取材場所はきっとどこかの地下室で赤い緞帳でもバックにして行われると思いこんでいたが実際はカフェのテラス席で、さして人払いもされていないオープンな場だったので僕は取材テーブルから数メートル離れた席で一人でビールを飲みながらリンチを観察した。ビールはパリと変わらぬ金額でボルドーの3倍くらいしたが、デヴィッド・リンチを見ながら飲めるなら安いものだった。
しばらくして取材が雑談に変わった空気の中、ライターの女がこちらに目を向け手招きしはじめた。離れた席で高値のビールを飲む僕の正体が、デヴィッド・リンチを見たくて電車で8時間かけてやってきたリンチファンであるとバラしたらしい。普通そういう人間は敬遠されそうなものだがごく自然に同席させてくれた。5分ほど話をした、といっても5分のうち4分30秒はリンチが話していた。英語が苦手な僕にも聞き取りやすい明瞭な英語だった。「カルトの帝王」「変わり者」「インタビュー嫌い」伝え聞いていたどれとも違う、お喋りで気さくな人だった。ライターの女はフランス&ベトナムのミックスで黒髪細身なかなりの美人なのだが、彼女への接し方を見て、この人が撮る女優が常に美しい理由が分かる気がした。

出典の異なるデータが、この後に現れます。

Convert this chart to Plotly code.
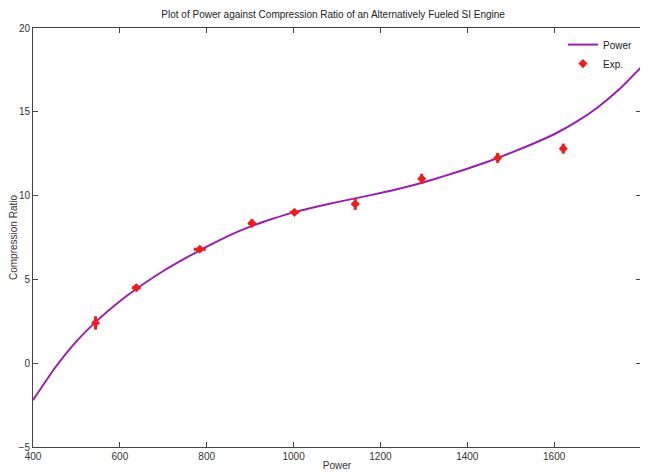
import plotly.graph_objects as go

# Fitted curve
curve_power = [400, 450, 500, 550, 600, 650, 700, 750, 800, 850, 900, 950, 1000,
               1050, 1100, 1150, 1200, 1250, 1300, 1350, 1400, 1450, 1500, 1550,
               1600, 1650, 1700, 1750, 1800]
curve_cr = [-2.2, -0.3, 1.3, 2.6, 3.7, 4.65, 5.5, 6.25, 6.95, 7.6, 8.15, 8.6, 9.0,
            9.32, 9.61, 9.88, 10.15, 10.45, 10.8, 11.19, 11.6, 12.05, 12.55, 13.08,
            13.66, 14.38, 15.26, 16.34, 17.65]

# Experimental points
exp_power = [544, 638, 784, 904, 1002, 1142, 1295, 1470, 1621]
exp_cr = [2.4, 4.5, 6.8, 8.35, 9.0, 9.5, 11.0, 12.25, 12.8]
exp_err_y = [0.4, 0.2, 0.12, 0.25, 0.15, 0.35, 0.3, 0.3, 0.3]
exp_err_x = [4, 10, 14, 8, 10, 8, 4, 6, 6]

font_family = "Liberation Sans, Arial"

fig = go.Figure()
fig.add_trace(go.Scatter(
    x=curve_power, y=curve_cr, mode="lines", name="Power",
    line=dict(color="#9a1fae", width=2, shape="spline", smoothing=0.5),
))
fig.add_trace(go.Scatter(
    x=exp_power, y=exp_cr, mode="markers", name="Exp.",
    marker=dict(symbol="diamond", color="#f01c1c", size=7),
    error_y=dict(type="data", array=exp_err_y, color="#f01c1c", thickness=3, width=0),
    error_x=dict(type="data", array=exp_err_x, color="#f01c1c", thickness=3, width=0),
))

axis_common = dict(
    showgrid=False, zeroline=False, showline=True, linecolor="#444444", linewidth=1,
    mirror="allticks", ticks="inside", ticklen=5, tickcolor="#444444",
    automargin=False,
    tickfont=dict(family=font_family, size=10, color="#333333"),
)

fig.update_layout(
    width=640, height=467,
    margin=dict(l=25, r=7, t=20, b=28),
    paper_bgcolor="white", plot_bgcolor="white",
    title=dict(text="Plot of Power against Compression Ratio of an Alternatively Fueled SI Engine",
               x=0.508, xanchor="center", y=0.986, yanchor="middle",
               font=dict(family=font_family, size=10, color="#222222")),
    xaxis=dict(range=[400, 1800], tickvals=[400, 600, 800, 1000, 1200, 1400, 1600, 1800],
               title=dict(text="Power", standoff=0,
                          font=dict(family=font_family, size=10, color="#333333")),
               **axis_common),
    yaxis=dict(range=[-5, 20], tickvals=[-5, 0, 5, 10, 15, 20],
               title=dict(text="Compression Ratio", standoff=2,
                          font=dict(family=font_family, size=10, color="#333333")),
               **axis_common),
    legend=dict(x=0.995, y=0.995, xanchor="right", yanchor="top",
                bgcolor="rgba(255,255,255,0)", borderwidth=0,
                font=dict(family=font_family, size=10, color="#222222"),
                itemwidth=30),
    showlegend=True,
)

fig.write_html("out.html")
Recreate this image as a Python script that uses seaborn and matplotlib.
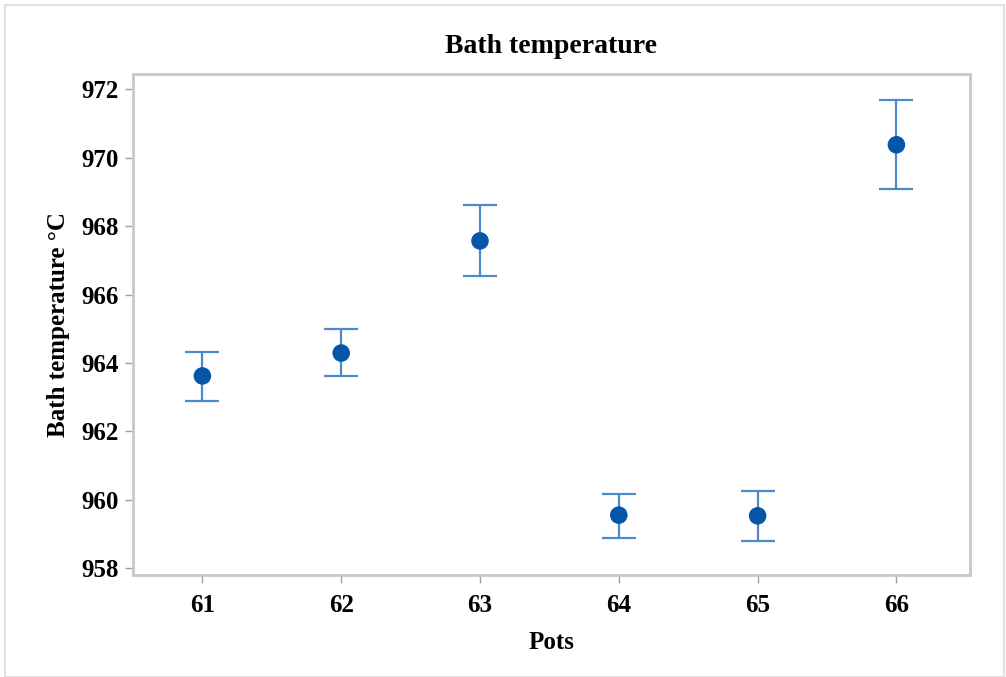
import numpy as np
import pandas as pd
import matplotlib
matplotlib.use("Agg")
import matplotlib.pyplot as plt
import seaborn as sns

# Datos
pots = [61, 62, 63, 64, 65, 66]
media = [963.62, 964.29, 967.57, 959.55, 959.53, 970.38]
superior = [964.33, 964.98, 968.62, 960.17, 960.26, 971.69]
inferior = [962.88, 963.61, 966.53, 958.88, 958.80, 969.09]

df = pd.DataFrame({"pots": pots, "media": media,
                   "superior": superior, "inferior": inferior})

sns.set_style("white")
plt.rcParams["font.family"] = ["Liberation Serif", "DejaVu Serif"]
plt.rcParams["font.weight"] = "bold"
plt.rcParams["text.color"] = "black"
plt.rcParams["axes.labelcolor"] = "black"
plt.rcParams["xtick.color"] = "black"
plt.rcParams["ytick.color"] = "black"

fig = plt.figure(figsize=(10.06, 6.77), dpi=100)
ax = fig.add_axes([0.1322, 0.1507, 0.832, 0.74])

# barras de error
err = [df["media"] - df["inferior"], df["superior"] - df["media"]]
ax.errorbar(df["pots"], df["media"], yerr=err, fmt="none",
            ecolor="#4B8BCB", elinewidth=1.6, capsize=12, capthick=1.6,
            zorder=2)

sns.scatterplot(x="pots", y="media", data=df, ax=ax, s=160,
                color="#0556A8", edgecolor="none", zorder=3)

ax.set_xlim(60.5, 66.53)
ax.set_ylim(957.8, 972.45)
ax.set_xticks(pots)
ax.set_yticks(np.arange(958, 973, 2))

for s in ax.spines.values():
    s.set_color("#C8C8C8")
    s.set_linewidth(2)

ax.tick_params(axis="both", direction="out", length=6, width=1,
               color="#A0A0A0", labelcolor="black", labelsize=18, pad=4,
               bottom=True, left=True)
ax.tick_params(axis="x", pad=8)
for lbl in ax.get_xticklabels() + ax.get_yticklabels():
    lbl.set_fontweight("bold")

ax.set_title("Bath temperature", fontsize=20, fontweight="bold", pad=15,
             color="black")
ax.set_xlabel("Pots", fontsize=18, fontweight="bold", labelpad=10)
ax.set_ylabel("Bath temperature \u00b0C", fontsize=18, fontweight="bold",
              labelpad=8)

# marco exterior claro
fig.patches.append(plt.Rectangle((0.005, 0.0), 0.993, 0.993,
                                 transform=fig.transFigure, fill=False,
                                 edgecolor="#E0E0E0", linewidth=1.5))

fig.savefig("out.png", dpi=100)
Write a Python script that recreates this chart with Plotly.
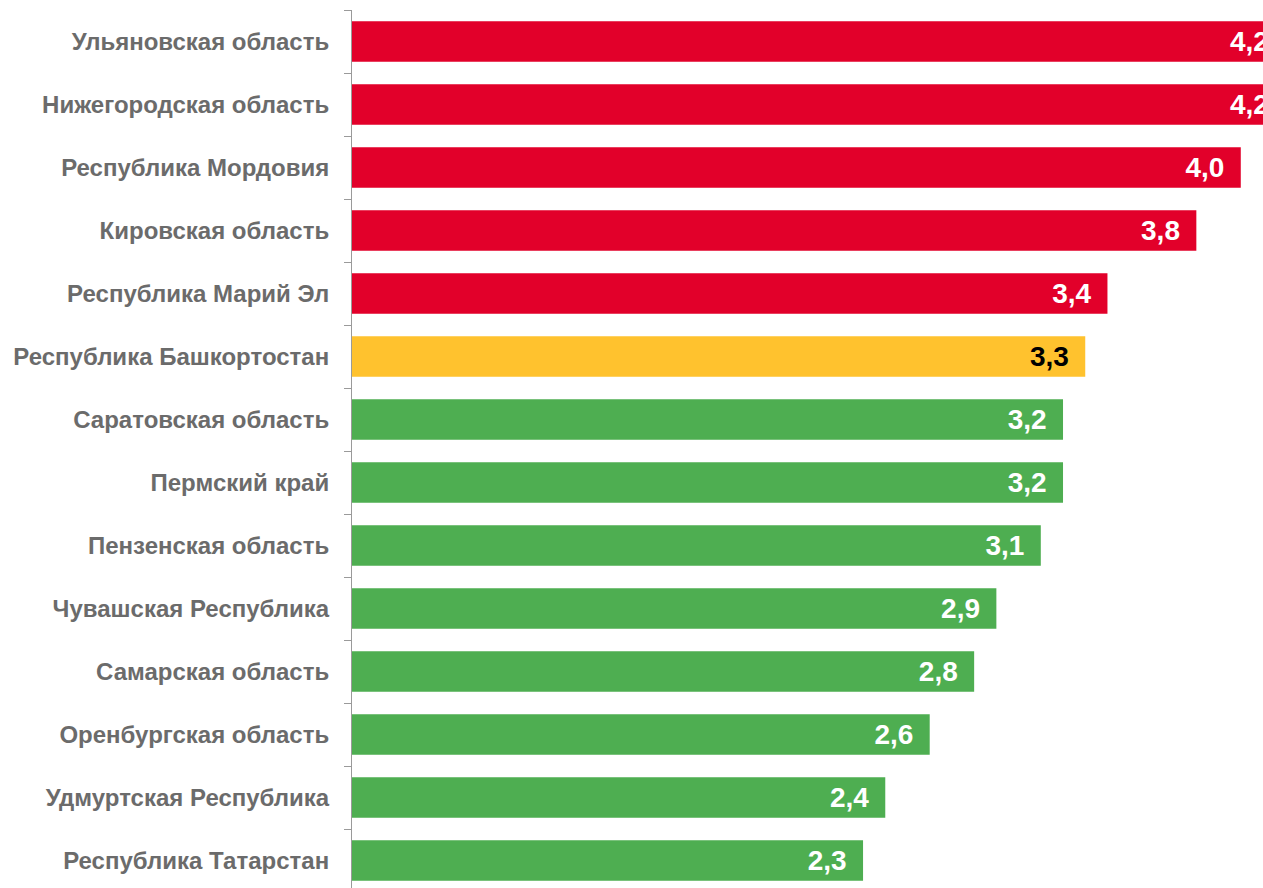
import plotly.graph_objects as go

regions = [
    "Ульяновская область",
    "Нижегородская область",
    "Республика Мордовия",
    "Кировская область",
    "Республика Марий Эл",
    "Республика Башкортостан",
    "Саратовская область",
    "Пермский край",
    "Пензенская область",
    "Чувашская Республика",
    "Самарская область",
    "Оренбургская область",
    "Удмуртская Республика",
    "Республика Татарстан",
]
values = [4.2, 4.2, 4.0, 3.8, 3.4, 3.3, 3.2, 3.2, 3.1, 2.9, 2.8, 2.6, 2.4, 2.3]
groups = ["high"] * 5 + ["mid"] + ["low"] * 8

palette = {"high": "#E2002A", "mid": "#FFC22E", "low": "#4EAE51"}
text_palette = {"high": "#FFFFFF", "mid": "#000000", "low": "#FFFFFF"}

labels = [f"{v:.1f}".replace(".", ",") + "\u00a0\u2009" for v in values]

fig = go.Figure(
    go.Bar(
        x=values,
        y=regions,
        orientation="h",
        marker=dict(color=[palette[g] for g in groups], line=dict(width=0)),
        width=0.64,
        text=labels,
        textposition="inside",
        insidetextanchor="end",
        textangle=0,
        textfont=dict(
            family="Liberation Sans, Arial, sans-serif",
            size=28,
            weight="bold",
            color=[text_palette[g] for g in groups],
        ),
        cliponaxis=True,
        hoverinfo="skip",
    )
)

fig.update_layout(
    width=1263,
    height=892,
    margin=dict(l=352, r=0, t=10, b=0, autoexpand=False),
    paper_bgcolor="white",
    plot_bgcolor="white",
    showlegend=False,
)
fig.update_xaxes(
    range=[0, 4.1],
    visible=False,
    showgrid=False,
    zeroline=False,
    automargin=False,
)
fig.update_yaxes(
    autorange="reversed",
    automargin=False,
    showline=True,
    linecolor="#9A9A9A",
    linewidth=1,
    ticks="outside",
    tickson="boundaries",
    ticklen=7,
    tickcolor="#9A9A9A",
    tickwidth=1,
    ticklabelstandoff=17,
    showgrid=False,
    tickfont=dict(
        family="Liberation Sans, Arial, sans-serif",
        size=24,
        weight="bold",
        color="#6B6B6B",
    ),
)

fig.write_html(
    "out.html",
    config={"displayModeBar": False, "staticPlot": True},
    post_script=(
        "document.body.style.margin='0';"
        "document.body.style.overflow='hidden';"
        "document.documentElement.style.overflow='hidden';"
    ),
)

カンヌに行ったのはその一度きりだ。高いビール、防犯カメラ、デヴィッド・リンチ。クリント・イーストウッドは見かけなかった。
明け方、デヴィッド・リンチが亡くなった記事を読み、発作的にこの文章を書き保存したところで5時40分になっていた。リンチに黙とうし、7分待ってもう一度黙とうした。僕は神戸の人間だが、震災時には別の土地にいて直接の被害は受けなかったから語れることは無い。30年経ったのか、と思った。
部屋で仕事をしていたら、長男と次男がにやにやしながら入ってきた。何かと思ったら二人でトム・ブラウンのネタをやって、またにやにやしながら去って行った。
ネタはぐだぐだだったがとても元気が出た。今日はそういうものが必要な日だ。
夕飯はサッポロ一番みそラーメン鍋にした。
高い意識で食に対峙している人なら絶対食べないであろう食事、通称「馬鹿が食べる食事」の中でも冬場一番美味いのはこれだと思っている。